In accordance with further aspect of the invention, the fuzzy controller has two inputs corresponding to scaled regulation error and regulation error rate respectively, and has outputs that are to be scaled to produce neural firing rate inputs that generate the muscle forces for said pair of actuators. The knowledge base includes a rule table of conditional statements, the scaled regulation error and the regulation error rate being if-parts of the conditional statements and the outputs being then-parts of the conditional statements. The defuzzification interface, responsive to the outputs from the inference mechanism, produces a single crisp number using centroid defuzzification method.
In accordance with another aspect of the invention, a fuzzy control system for controlling a posture of a biped walking robot having a leg, a thigh and a trunk is provided. The leg, thigh and trunk respectively is moved by at least a pair of actuators provided at one end.

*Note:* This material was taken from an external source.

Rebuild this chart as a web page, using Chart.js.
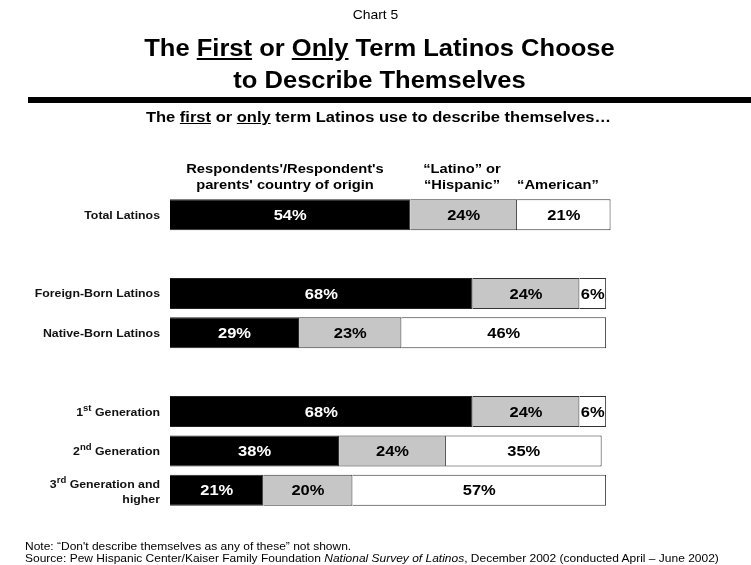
<!DOCTYPE html>
<html>
<head>
<meta charset="utf-8">
<script src="https://cdn.jsdelivr.net/npm/chart.js@4"></script>
<style>
  body { margin: 0; background: #fff; font-family: "Liberation Sans", Arial, sans-serif; color: #000; }
  #wrap { position: relative; width: 751px; height: 565px; overflow: hidden; }
  #wrap canvas { position: absolute; left: 0; top: 0; }
  .t { position: absolute; white-space: nowrap; }
  .center { left: 0; width: 751px; text-align: center; }
  #chartNo { top: 7px; font-size: 13px; transform: scaleX(1.07); }
  #title { left: 4px; top: 32px; font-size: 23px; font-weight: bold; line-height: 32px; transform: scaleX(1.11); }
  #rule { position: absolute; left: 28px; right: 0; top: 97px; height: 6px; background: #000; }
  #subtitle { left: 3px; top: 108px; font-size: 15.5px; font-weight: bold; transform: scaleX(1.065); }
  .head { font-size: 13.5px; font-weight: bold; line-height: 16px; text-align: center; transform: scaleX(1.09); }
  #h1 { left: 165px; width: 240px; top: 161px; }
  #h2 { left: 412px; width: 100px; top: 161px; }
  #h3 { left: 508px; width: 100px; top: 177px; }
  .foot { left: 25px; font-family: "Liberation Sans Narrow", "Arial Narrow", sans-serif; font-size: 11px; transform: scaleX(1.09); transform-origin: left center; }
  #note { top: 540px; }
  #source { top: 552px; }
</style>
</head>
<body>
<div id="wrap">
  <canvas id="termChart"></canvas>
  <div class="t center" id="chartNo">Chart 5</div>
  <div class="t center" id="title">The <u>First</u> or <u>Only</u> Term Latinos Choose<br>to Describe Themselves</div>
  <div id="rule"></div>
  <div class="t center" id="subtitle">The <u>first</u> or <u>only</u> term Latinos use to describe themselves…</div>
  <div class="t head" id="h1">Respondents'/Respondent's<br>parents' country of origin</div>
  <div class="t head" id="h2">“Latino” or<br>“Hispanic”</div>
  <div class="t head" id="h3">“American”</div>
  <div class="t foot" id="note">Note: “Don't describe themselves as any of these” not shown.</div>
  <div class="t foot" id="source">Source: Pew Hispanic Center/Kaiser Family Foundation <i>National Survey of Latinos</i>, December 2002 (conducted April – June 2002)</div>
</div>
<script>
// rows (empty strings are spacer rows between groups)
const groups = ["Total Latinos", "", "Foreign-Born Latinos", "Native-Born Latinos", "", "1st Generation", "2nd Generation", ["3rd Generation and", "higher"]];
const origin = [54, null, 68, 29, null, 68, 38, 21];
const latinoHispanic = [24, null, 24, 23, null, 24, 24, 20];
const american = [21, null, 6, 46, null, 6, 35, 57];

const labelColors = ["#fff", "#000", "#000"];

// row labels on the left, with superscript ordinals
const rowLabels = {
  id: "rowLabels",
  afterDraw(chart) {
    const ctx = chart.ctx;
    const y = chart.scales.y;
    const right = chart.chartArea.left - 10;
    const base = "bold 11px 'Liberation Sans', Arial, sans-serif";
    const sup = "bold 8.5px 'Liberation Sans', Arial, sans-serif";
    const sx = 1.12;
    ctx.save();
    ctx.fillStyle = "#111";
    ctx.textBaseline = "middle";
    ctx.textAlign = "left";
    groups.forEach((g, i) => {
      if (!g) return;
      const lines = Array.isArray(g) ? g : [g];
      const cy = y.getPixelForValue(i);
      lines.forEach((line, k) => {
        const ly = cy + 1 + (lines.length - 1) + (k - (lines.length - 1) / 2) * 15;
        const m = line.match(/^(\d)(st|nd|rd)(.*)$/);
        const parts = m ? [[m[1], base, 0], [m[2], sup, -4], [m[3], base, 0]] : [[line, base, 0]];
        let w = 0;
        parts.forEach((p) => { ctx.font = p[1]; w += ctx.measureText(p[0]).width; });
        ctx.save();
        ctx.translate(right, ly);
        ctx.scale(sx, 1);
        let x = -w;
        parts.forEach((p) => {
          ctx.font = p[1];
          ctx.fillText(p[0], x, p[2]);
          x += ctx.measureText(p[0]).width;
        });
        ctx.restore();
      });
    });
    ctx.restore();
  },
};

// percentage labels inside the bar segments
const valueLabels = {
  id: "valueLabels",
  afterDatasetsDraw(chart) {
    const ctx = chart.ctx;
    ctx.save();
    ctx.font = "bold 15px 'Liberation Sans', Arial, sans-serif";
    ctx.textAlign = "center";
    ctx.textBaseline = "middle";
    chart.data.datasets.forEach((ds, di) => {
      const meta = chart.getDatasetMeta(di);
      meta.data.forEach((bar, i) => {
        const v = ds.data[i];
        if (v == null) return;
        const c = bar.getCenterPoint();
        ctx.save();
        ctx.translate(c.x, c.y + 1);
        ctx.scale(1.1, 1);
        ctx.fillStyle = labelColors[di];
        ctx.fillText(v + "%", 0, 0);
        ctx.restore();
      });
    });
    ctx.restore();
  },
};

new Chart(document.getElementById("termChart"), {
  type: "bar",
  data: {
    labels: groups,
    datasets: [
      { label: "Respondents'/Respondent's parents' country of origin", data: origin, backgroundColor: "#000", borderColor: "#222", borderWidth: 1 },
      { label: "“Latino” or “Hispanic”", data: latinoHispanic, backgroundColor: "#c6c6c6", borderColor: "#333", borderWidth: 1 },
      { label: "“American”", data: american, backgroundColor: "#fff", borderColor: "#333", borderWidth: 1 },
    ],
  },
  options: {
    indexAxis: "y",
    responsive: true,
    maintainAspectRatio: false,
    animation: false,
    layout: { padding: { left: 170, right: 136, top: 195, bottom: 55 } },
    datasets: { bar: { categoryPercentage: 1, barPercentage: 0.79 } },
    scales: {
      x: { stacked: true, min: 0, max: 100, display: false },
      y: { stacked: true, display: false },
    },
    plugins: { legend: { display: false }, tooltip: { enabled: false } },
  },
  plugins: [rowLabels, valueLabels],
});
</script>
</body>
</html>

The system comprises a musculoskeletal system unit for detecting regulation error of the leg, the regulation error being an error of the position of the leg relative to a desired position; and a leg segment fuzzy controller, responsive to the regulation error and regulation error rate, for performing fuzzy inference process to provide outputs for driving said pair of actuators, whereby the pair of actuators provide antagonist/agonist forces to the leg for bringing the robot into a regulated posture.
In one embodiment, the musculeskeletal system unit detects regulation error of the thigh, the regulation error being an error of the position of the thigh relative to a desired position, the system further comprising a thigh segment fuzzy controller, responsive to the regulation error and the regulation error rate of the thigh, for performing fuzzy inference process to provide outputs for driving the thigh.
In another embodiment, the musculeskeletal system unit detects regulation error of the trunk, the regulation error being an error of the position of the trunk relative to a desired position, the system further comprising a trunk segment fuzzy controller, responsive to the regulation error and the regulation error rate of the thigh, for performing fuzzy inference process to provide outputs for driving the trunk.